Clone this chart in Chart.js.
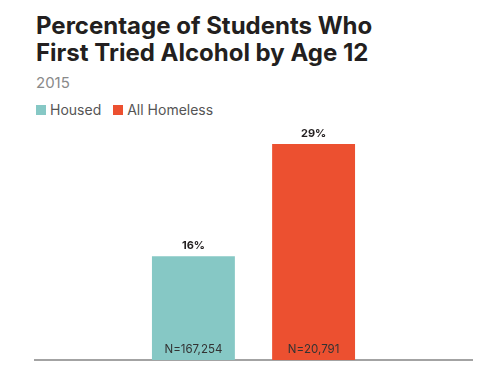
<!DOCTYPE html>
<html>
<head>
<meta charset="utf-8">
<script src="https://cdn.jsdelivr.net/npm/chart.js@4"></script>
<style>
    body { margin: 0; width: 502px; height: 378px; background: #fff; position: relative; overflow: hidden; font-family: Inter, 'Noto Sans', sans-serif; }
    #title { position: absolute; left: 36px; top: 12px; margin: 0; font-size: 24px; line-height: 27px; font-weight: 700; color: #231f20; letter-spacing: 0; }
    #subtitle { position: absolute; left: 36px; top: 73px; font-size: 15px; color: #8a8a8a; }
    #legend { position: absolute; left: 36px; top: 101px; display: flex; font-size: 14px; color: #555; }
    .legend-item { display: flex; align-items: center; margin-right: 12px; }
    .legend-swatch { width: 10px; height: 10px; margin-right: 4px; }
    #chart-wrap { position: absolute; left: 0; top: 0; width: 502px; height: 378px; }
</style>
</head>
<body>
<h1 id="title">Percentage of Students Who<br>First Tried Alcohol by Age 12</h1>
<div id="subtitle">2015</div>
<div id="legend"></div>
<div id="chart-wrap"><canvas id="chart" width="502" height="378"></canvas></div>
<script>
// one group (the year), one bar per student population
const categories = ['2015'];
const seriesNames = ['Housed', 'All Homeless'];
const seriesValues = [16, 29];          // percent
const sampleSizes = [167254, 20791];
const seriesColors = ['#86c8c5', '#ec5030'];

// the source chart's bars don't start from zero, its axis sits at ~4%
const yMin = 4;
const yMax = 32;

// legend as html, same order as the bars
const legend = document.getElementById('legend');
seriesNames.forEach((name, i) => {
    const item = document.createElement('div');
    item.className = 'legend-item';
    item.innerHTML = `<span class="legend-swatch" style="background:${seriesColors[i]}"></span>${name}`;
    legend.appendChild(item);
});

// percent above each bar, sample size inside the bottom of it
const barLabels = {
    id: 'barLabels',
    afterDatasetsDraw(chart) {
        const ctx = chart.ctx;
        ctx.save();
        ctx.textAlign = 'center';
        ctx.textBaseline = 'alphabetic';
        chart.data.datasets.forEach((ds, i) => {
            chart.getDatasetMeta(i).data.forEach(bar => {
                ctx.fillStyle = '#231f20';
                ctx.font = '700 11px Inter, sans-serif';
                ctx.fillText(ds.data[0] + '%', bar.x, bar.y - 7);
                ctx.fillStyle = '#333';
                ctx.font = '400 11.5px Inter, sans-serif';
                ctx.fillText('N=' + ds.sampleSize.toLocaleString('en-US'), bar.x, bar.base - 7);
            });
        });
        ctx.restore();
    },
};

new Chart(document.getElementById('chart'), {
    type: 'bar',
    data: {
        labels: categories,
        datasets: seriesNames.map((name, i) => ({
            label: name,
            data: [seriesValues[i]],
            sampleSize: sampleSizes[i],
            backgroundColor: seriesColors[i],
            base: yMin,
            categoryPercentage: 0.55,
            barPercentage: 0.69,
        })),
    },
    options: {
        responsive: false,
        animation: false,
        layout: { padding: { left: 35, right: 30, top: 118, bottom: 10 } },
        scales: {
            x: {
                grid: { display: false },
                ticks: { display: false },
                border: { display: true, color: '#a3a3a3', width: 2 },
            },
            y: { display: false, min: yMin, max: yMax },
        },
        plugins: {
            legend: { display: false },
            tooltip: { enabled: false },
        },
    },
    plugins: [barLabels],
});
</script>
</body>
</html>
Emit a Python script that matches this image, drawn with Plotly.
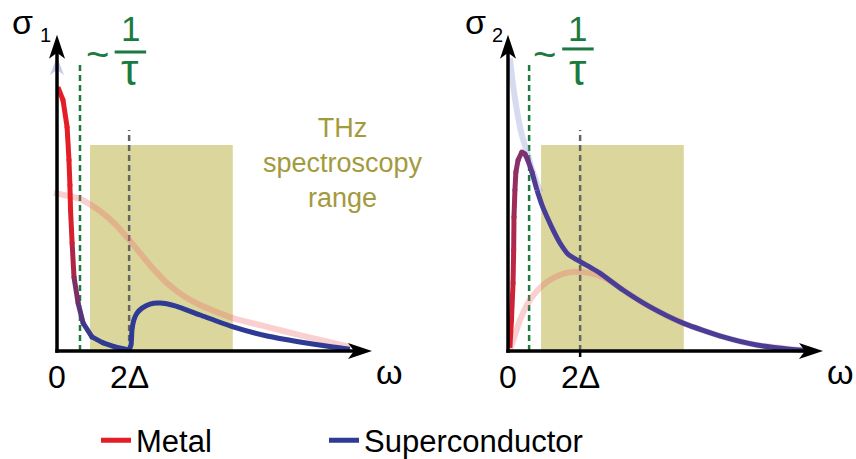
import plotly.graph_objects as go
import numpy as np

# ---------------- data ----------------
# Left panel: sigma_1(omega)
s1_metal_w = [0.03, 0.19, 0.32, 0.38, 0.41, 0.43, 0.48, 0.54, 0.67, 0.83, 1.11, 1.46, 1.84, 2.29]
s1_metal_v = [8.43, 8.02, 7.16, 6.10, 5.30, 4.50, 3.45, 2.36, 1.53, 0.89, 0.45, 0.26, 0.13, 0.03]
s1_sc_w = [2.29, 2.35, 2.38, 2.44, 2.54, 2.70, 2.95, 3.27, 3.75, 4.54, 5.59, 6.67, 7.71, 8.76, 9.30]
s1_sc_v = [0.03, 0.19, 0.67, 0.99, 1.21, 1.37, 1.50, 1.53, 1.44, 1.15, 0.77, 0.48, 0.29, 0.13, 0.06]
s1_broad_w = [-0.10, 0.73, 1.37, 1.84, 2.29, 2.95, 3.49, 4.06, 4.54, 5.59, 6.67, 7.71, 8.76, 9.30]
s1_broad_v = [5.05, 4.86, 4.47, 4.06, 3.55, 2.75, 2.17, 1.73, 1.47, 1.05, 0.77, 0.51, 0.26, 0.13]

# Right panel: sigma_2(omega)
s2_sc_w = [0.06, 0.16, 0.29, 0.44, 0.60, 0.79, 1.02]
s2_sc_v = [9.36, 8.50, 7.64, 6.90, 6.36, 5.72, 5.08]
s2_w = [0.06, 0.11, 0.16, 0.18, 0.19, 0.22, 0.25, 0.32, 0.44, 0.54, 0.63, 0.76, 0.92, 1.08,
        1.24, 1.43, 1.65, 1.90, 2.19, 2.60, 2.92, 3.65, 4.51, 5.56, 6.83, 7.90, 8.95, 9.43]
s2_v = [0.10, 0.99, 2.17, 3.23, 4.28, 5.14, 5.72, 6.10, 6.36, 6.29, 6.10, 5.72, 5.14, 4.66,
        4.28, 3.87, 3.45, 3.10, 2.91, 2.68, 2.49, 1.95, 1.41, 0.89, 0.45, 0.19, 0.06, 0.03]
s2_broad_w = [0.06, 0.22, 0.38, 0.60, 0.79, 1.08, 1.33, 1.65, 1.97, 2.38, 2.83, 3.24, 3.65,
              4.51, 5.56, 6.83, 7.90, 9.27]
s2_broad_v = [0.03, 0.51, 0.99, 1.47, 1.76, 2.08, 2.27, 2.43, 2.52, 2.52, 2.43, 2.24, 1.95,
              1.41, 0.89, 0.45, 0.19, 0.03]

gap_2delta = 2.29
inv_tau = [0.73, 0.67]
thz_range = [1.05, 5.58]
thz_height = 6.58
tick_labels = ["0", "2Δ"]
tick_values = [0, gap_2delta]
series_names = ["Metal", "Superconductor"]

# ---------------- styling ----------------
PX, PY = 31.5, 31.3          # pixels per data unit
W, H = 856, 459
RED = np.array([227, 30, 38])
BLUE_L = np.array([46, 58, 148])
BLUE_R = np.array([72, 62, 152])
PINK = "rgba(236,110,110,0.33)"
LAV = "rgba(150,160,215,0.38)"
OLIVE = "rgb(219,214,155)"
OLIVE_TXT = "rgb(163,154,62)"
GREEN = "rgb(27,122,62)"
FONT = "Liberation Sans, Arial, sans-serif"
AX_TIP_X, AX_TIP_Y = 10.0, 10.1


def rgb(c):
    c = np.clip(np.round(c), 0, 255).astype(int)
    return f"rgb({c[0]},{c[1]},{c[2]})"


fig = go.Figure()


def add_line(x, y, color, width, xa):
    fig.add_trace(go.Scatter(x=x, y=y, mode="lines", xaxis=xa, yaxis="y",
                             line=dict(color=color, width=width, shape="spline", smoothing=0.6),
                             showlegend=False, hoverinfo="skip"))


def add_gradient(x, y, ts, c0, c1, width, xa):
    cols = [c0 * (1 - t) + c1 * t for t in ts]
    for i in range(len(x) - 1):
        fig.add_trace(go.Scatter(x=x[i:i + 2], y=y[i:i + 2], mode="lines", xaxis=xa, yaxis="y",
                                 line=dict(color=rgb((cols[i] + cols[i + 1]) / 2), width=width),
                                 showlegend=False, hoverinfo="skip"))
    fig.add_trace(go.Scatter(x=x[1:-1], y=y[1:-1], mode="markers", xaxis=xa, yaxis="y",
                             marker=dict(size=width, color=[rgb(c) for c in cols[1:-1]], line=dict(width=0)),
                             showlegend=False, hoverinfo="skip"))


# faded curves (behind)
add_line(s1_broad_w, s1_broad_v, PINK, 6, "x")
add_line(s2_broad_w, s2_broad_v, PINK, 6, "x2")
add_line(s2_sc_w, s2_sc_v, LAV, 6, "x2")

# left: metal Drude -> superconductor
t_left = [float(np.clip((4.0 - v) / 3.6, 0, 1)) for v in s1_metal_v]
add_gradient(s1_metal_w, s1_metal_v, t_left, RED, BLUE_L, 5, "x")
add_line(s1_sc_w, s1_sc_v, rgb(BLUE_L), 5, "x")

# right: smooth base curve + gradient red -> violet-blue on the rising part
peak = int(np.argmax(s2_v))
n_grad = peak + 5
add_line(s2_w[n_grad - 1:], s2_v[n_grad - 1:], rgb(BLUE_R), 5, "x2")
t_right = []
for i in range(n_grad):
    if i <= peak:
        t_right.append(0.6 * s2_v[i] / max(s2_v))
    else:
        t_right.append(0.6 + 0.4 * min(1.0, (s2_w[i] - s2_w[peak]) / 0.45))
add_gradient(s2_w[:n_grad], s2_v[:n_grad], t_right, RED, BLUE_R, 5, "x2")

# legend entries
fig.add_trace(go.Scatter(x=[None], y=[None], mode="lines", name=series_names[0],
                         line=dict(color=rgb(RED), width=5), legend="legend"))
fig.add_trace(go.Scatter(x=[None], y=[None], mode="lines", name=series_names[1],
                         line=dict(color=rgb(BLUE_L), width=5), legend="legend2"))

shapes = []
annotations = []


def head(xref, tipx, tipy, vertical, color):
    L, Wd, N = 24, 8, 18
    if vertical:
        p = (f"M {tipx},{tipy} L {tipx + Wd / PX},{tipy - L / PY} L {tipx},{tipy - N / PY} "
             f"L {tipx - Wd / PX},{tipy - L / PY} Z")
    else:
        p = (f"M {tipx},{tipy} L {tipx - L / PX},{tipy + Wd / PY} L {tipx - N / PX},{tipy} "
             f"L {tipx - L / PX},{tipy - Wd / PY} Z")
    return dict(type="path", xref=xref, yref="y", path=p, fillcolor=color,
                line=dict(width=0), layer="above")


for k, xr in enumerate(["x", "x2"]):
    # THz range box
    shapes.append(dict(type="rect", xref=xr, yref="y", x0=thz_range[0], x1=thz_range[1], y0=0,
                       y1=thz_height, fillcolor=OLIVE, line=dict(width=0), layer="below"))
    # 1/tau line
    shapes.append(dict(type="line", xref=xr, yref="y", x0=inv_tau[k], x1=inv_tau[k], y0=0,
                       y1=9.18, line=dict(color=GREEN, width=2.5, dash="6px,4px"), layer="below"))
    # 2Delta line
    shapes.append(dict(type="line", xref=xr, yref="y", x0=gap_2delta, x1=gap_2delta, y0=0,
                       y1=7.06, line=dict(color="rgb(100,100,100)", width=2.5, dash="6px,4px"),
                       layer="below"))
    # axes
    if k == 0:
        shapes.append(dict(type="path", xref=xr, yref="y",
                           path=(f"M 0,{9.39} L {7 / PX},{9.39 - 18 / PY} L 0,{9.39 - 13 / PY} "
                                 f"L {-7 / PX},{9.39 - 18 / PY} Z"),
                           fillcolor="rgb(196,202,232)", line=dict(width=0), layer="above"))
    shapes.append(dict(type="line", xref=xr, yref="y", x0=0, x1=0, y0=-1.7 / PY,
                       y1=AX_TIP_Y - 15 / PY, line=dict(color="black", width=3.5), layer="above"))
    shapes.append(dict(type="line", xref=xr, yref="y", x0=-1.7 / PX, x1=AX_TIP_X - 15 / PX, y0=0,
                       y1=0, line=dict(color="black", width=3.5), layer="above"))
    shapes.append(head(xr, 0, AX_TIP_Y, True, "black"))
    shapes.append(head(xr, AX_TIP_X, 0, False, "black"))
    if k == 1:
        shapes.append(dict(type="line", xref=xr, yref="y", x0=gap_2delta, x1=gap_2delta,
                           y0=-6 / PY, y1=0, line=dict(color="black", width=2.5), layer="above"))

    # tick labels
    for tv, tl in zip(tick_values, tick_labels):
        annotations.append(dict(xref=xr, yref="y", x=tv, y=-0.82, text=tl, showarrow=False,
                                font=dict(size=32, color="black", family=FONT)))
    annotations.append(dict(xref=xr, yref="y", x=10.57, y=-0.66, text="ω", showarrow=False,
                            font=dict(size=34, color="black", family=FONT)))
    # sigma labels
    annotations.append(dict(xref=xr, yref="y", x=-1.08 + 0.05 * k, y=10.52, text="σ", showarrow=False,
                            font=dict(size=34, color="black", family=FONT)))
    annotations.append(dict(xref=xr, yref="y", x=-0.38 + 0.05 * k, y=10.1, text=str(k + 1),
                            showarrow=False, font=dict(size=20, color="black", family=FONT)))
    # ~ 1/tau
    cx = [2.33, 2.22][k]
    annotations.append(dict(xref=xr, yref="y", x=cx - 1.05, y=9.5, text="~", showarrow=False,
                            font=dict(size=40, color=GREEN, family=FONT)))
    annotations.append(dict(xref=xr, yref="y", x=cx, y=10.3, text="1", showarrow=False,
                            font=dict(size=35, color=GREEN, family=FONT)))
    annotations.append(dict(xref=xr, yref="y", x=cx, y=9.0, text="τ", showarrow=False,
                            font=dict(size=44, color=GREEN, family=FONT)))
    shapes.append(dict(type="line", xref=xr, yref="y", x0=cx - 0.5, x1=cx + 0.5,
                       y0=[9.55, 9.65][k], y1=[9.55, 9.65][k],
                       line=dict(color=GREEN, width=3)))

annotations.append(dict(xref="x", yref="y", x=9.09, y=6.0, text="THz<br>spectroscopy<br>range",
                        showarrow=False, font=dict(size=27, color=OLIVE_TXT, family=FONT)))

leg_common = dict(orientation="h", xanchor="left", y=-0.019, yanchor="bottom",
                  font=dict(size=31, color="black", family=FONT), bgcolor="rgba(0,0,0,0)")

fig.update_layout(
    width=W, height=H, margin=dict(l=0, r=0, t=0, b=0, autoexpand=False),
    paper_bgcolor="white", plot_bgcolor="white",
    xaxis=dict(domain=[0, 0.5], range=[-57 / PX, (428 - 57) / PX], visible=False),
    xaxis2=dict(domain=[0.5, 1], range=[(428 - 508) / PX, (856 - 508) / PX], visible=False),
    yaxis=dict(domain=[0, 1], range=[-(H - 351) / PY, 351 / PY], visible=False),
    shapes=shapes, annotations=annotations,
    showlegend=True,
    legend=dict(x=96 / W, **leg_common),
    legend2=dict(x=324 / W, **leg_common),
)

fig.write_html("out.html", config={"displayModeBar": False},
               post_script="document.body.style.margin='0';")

- - -

> **Work to complete**
How many of the lines above include the string "this"? Answer with the number only.

> **Task response**
2